The difference here, and the coaching part of the equation that makes no sense is that Buzz does not put these kids in a position to succeed consistently by running a structured offense. Instead Manny, Wade and Zhu take turns trying to get theirs, and if that doesn't work they drop a grenade on Andy, Solo or Hef. In some cases we try to get the ball down low, but if you watch us do even this, our posts usually get the ball 18 feet from the cup and have to then basically win a one on one battle to score. Everything we do on offense makes the game harder on the guys we have. I assume that in a vacuum each dude on our team would look much better offensively with a coach that would ID their strengths and then play to those consistently.

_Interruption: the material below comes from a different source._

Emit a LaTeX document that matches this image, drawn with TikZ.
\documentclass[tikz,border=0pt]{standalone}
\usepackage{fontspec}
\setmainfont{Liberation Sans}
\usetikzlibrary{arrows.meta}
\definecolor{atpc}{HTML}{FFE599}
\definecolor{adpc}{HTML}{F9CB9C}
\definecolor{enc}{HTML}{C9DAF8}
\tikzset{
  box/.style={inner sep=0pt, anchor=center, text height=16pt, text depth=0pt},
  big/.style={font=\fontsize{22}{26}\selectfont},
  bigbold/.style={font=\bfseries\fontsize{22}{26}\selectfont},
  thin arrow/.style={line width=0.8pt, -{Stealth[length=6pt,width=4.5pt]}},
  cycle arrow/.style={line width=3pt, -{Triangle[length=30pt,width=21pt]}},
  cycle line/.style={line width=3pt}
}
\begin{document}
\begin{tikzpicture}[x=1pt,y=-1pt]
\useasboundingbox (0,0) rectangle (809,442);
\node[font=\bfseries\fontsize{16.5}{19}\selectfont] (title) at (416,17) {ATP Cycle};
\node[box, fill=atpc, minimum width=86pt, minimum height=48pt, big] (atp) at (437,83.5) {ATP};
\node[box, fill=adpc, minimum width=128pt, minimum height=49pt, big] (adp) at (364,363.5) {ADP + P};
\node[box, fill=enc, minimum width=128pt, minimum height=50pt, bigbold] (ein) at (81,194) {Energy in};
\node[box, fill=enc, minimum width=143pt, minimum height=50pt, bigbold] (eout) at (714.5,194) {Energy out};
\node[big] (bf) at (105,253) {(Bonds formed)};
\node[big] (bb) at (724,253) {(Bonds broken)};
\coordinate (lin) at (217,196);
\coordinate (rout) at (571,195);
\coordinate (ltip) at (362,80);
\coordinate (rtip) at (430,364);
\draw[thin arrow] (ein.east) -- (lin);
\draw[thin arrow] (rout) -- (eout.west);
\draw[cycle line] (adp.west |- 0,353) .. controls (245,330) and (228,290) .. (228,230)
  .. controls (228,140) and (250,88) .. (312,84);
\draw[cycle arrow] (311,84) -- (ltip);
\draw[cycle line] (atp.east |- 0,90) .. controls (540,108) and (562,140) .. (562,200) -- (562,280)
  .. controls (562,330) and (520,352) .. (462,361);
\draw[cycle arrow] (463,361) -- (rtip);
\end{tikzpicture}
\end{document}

IF we had a really good offensive strategy we'd take advantage of what we have. Solo would sit in the dunker spot and wouldn't move off it, penetration and dish so he can take two steps and dunk. That's his game, so highlight it. He should never catch the ball at the 3-point line and attack because it's not a thing he can do. He'd score 10 a game easy though if we put him in positions where he could excel.
Hef or Wilcher should sit in the opposite corner from the dunker spot and shouldn't move, drive, dish, swing the ball and they'd get 5-7 open looks a game standing still in the corner. Read the rotation and make the right pass.
With Payne, he's good enough offensively, that we should be running pick and roll to force a switch 10+ times a game, then you immediately dump and the defense likely has to double, swing, swing, open look. It's not rocket science, and if they don't double, you let Payne cook on a guard until they do double. If you see they fight screens too hard on the pick and roll, he slips it and you hit him for an easy dunk/dump off to Solo in the dunker spot.
Once you prove to teams that YOU can get any look you want against their defense, the whole court opens up for everyone and the game is just so much easier offensively. Guys like Manny look lost because there is no plan offensively. By year 3/4 in a system, they should be like robots reading a defense and making the immediate read to find their teammates based on the reaction of the defense to our attack.
If you go back and listen to Lanier's post game comments after he torched us, he said "we knew exactly how they'd react to everything we were going to do on offense." The Tennessee players were making deliberate moves against our defense to move our eyes, then our rotations before snapping it back to Lanier for the looks they wanted. We just don't do that at all. 3 assists in an entire game on 23 made baskets should be IMPOSSIBLE, but yet we just did it.
When we beat Texas 46-43 on "The Shot" we had 13 assists on 17 made baskets. (Acie's final shot wasn't assisted on) BCG took a team with basically no talent and ran an offense that put guys in a position to make the game easy. There was extreme structure to how we approached the offensive end and we got the shots we wanted. BCG teams were just as high character as these are. You can still run offense with "good kids." Against Texas that year in the Big XII championship game, we had 19 assists on 26 made baskets. BCG was enough of a wizard that he made Acie look like a lottery pick even though that kid did not have NBA talent.
So for those saying that the excuse is "he recruits good kids who suck at basketball" that's crap. All these kids can play, they are just being forced to take tough shots and play ball in the most difficult way possible.